Я сразу же понял, на что Сара рассчитывает. Эта мысль возникла у неё, как она увидела набор для чистки зубов.

Да когда она меня слушала?! Она тщательно чистит мне зубы, окунает щётку в стакан с водой и по новой проводит ворсинками по зубам. Пол тем временем поправляет одеяло, сбившееся в пододеяльнике.

Я плачу.

Но они стараются не замечать этого. Сара меняет воду и помогает смыть пасту. Слышится цоканье каблуков, и в палату вбегает Тая. Её волосы в беспорядке, а на щеках пунцовые пятна.

Все плакали.

– Арти, у тебя… у тебя слёзы!

– Тая, зачем ты это говоришь?! – возмущается Сара.
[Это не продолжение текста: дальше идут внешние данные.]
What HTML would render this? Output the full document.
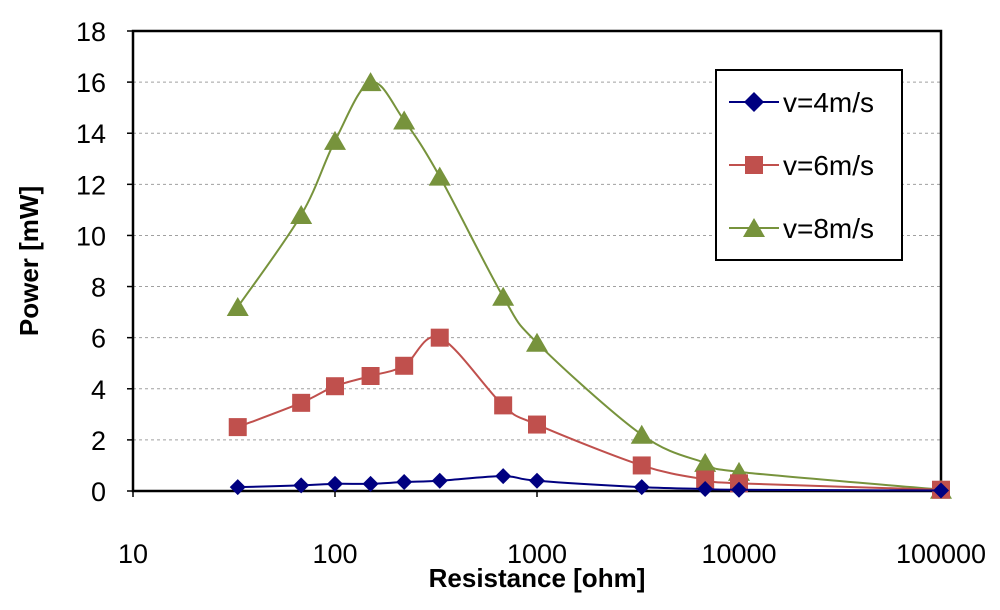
<!DOCTYPE html>
<html><head><meta charset="utf-8"><style>
body{margin:0;background:#fff}
svg text{font-family:"Liberation Sans",sans-serif}
</style></head><body>
<svg width="1000" height="605" xmlns="http://www.w3.org/2000/svg">
<g id="grid"></g>
<g id="axes"></g>
<g id="series"></g>
<text x="537" y="587" text-anchor="middle" font-size="26" font-weight="bold">Resistance [ohm]</text>
<text transform="translate(38,261) rotate(-90)" text-anchor="middle" font-size="26" font-weight="bold">Power [mW]</text>
<g>
<rect x="716" y="70" width="186" height="190" fill="#fff" stroke="#000" stroke-width="2"/>
<g>
<line x1="729" y1="102" x2="779" y2="102" stroke="#000080" stroke-width="2"/>
<polygon points="754,92 764,102 754,112 744,102" fill="#000080"/>
<text x="783" y="112" font-size="28">v=4m/s</text></g>
<g>
<line x1="729" y1="165" x2="779" y2="165" stroke="#c0504d" stroke-width="2"/>
<rect x="745" y="156" width="18" height="18" fill="#c0504d"/>
<text x="783" y="175" font-size="28">v=6m/s</text></g>
<g>
<line x1="729" y1="228" x2="779" y2="228" stroke="#77933c" stroke-width="2"/>
<polygon points="754,218 765,237 743,237" fill="#77933c"/>
<text x="783" y="238" font-size="28">v=8m/s</text></g>
</g>
</svg>
<script>
const resistance=[33,68,100,150,220,330,680,1000,3300,6800,10000,100000];
const v4=[0.15,0.22,0.28,0.28,0.35,0.4,0.58,0.4,0.15,0.08,0.05,0.02];
const v6=[2.5,3.45,4.1,4.5,4.9,6.0,3.35,2.6,1.0,0.45,0.3,0.05];
const v8=[7.2,10.8,13.7,16.0,14.5,12.3,7.6,5.8,2.2,1.1,0.75,0.05];
const yTicks=[0,2,4,6,8,10,12,14,16,18];
const xTicks=[10,100,1000,10000,100000];
const L=133,R=941,T=31,B=491;
const xs=v=>L+(Math.log10(v)-1)/4*(R-L);
const ys=v=>B-v/18*(B-T);
const NS="http://www.w3.org/2000/svg";
function mk(p,t,a){const e=document.createElementNS(NS,t);for(const k in a)e.setAttribute(k,a[k]);p.appendChild(e);return e;}
const grid=document.getElementById('grid'),axes=document.getElementById('axes'),ser=document.getElementById('series');
yTicks.forEach(t=>{
 if(t>0&&t<18){const g=mk(grid,'line',{x1:L,x2:R,y1:ys(t),y2:ys(t),stroke:'#a0a0a0','stroke-dasharray':'3,3'});
 
 }
 const tx=mk(axes,'text',{x:L-27,y:ys(t)+10,'text-anchor':'end','font-size':'27'});tx.textContent=t;
 
 
 mk(axes,'line',{x1:L-6,x2:L,y1:ys(t),y2:ys(t),stroke:'#000','stroke-width':1.5});
});
xTicks.forEach(t=>{
 const tx=mk(axes,'text',{x:xs(t),y:B+72,'text-anchor':'middle','font-size':'27'});tx.textContent=t;
 
 
 mk(axes,'line',{x1:xs(t),x2:xs(t),y1:B,y2:B+6,stroke:'#000','stroke-width':1.5});
});
const fr=mk(axes,'rect',{x:L,y:T,width:R-L,height:B-T,fill:'none',stroke:'#000','stroke-width':2.5});


function path(pts){let d=`M${pts[0][0]},${pts[0][1]}`;
 for(let i=0;i<pts.length-1;i++){const p0=pts[i-1]||pts[i],p1=pts[i],p2=pts[i+1],p3=pts[i+2]||p2;
  const c1=[p1[0]+(p2[0]-p0[0])/6,p1[1]+(p2[1]-p0[1])/6],c2=[p2[0]-(p3[0]-p1[0])/6,p2[1]-(p3[1]-p1[1])/6];
  d+=`C${c1[0]},${c1[1]} ${c2[0]},${c2[1]} ${p2[0]},${p2[1]}`;}return d;}
function draw(vals,col,shape,name){
 const pts=resistance.map((r,i)=>[xs(r),ys(vals[i])]);
 const g=mk(ser,'g',{});
 
 
 mk(g,'path',{d:path(pts),fill:'none',stroke:col,'stroke-width':2});
 pts.forEach(([x,y])=>{let m;
  if(shape==='d')m=mk(g,'polygon',{points:`${x},${y-8} ${x+8},${y} ${x},${y+8} ${x-8},${y}`,fill:col});
  else if(shape==='s')m=mk(g,'rect',{x:x-9,y:y-9,width:18,height:18,fill:col});
  else m=mk(g,'polygon',{points:`${x},${y-10} ${x+11},${y+9} ${x-11},${y+9}`,fill:col});
  
  });
}
draw(v8,'#77933c','t','series-v8');
draw(v6,'#c0504d','s','series-v6');
draw(v4,'#000080','d','series-v4');
</script>
</body></html>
– Ну, знаешь, я не думаю, что железный человек и слёзы совместимы.

– Железный человек? – смотрю на неё в упор, пытаясь догадаться, к чему эти слова. Я никогда не был железным, скорее, наоборот.

Вытираю слёзы, чтобы никто другой их не увидел.

– Даже в таком состоянии ты выглядишь сексуально, – она мелит чушь не зависимо от ситуации и времени.

Она в чёрном платье. Почему они все в чёрном? Я хочу быть слеп и глуп, и не думать о том, что Майка похоронили, не сказав мне.

– Тая, тут поблизости психушка, тебе туда! – Сара держит стакан с мутной водой и направляет его на Таю.

– Все справляются по-своему, – Пол смотрит вбок, – Вот Кайн…

– Майка уже похоронили, – срывающимся голосом признаётся Сара. – Кайн напился и уснул рядом с его могилой.

Мои зубы застучали друг о друга, быстрый поток слёз хлынул из глаз. Нос заложило, а слух нарушился. Организм не позволил даже осмыслить, как дал реакцию. Я ведь понял сразу, как увидел Пола, но не давал себе верить. Я должен был проводить Майка в последний путь!

– Я хотел быть на его похоронах.

– Мы не могли сказать тебе, – Сара вытягивается.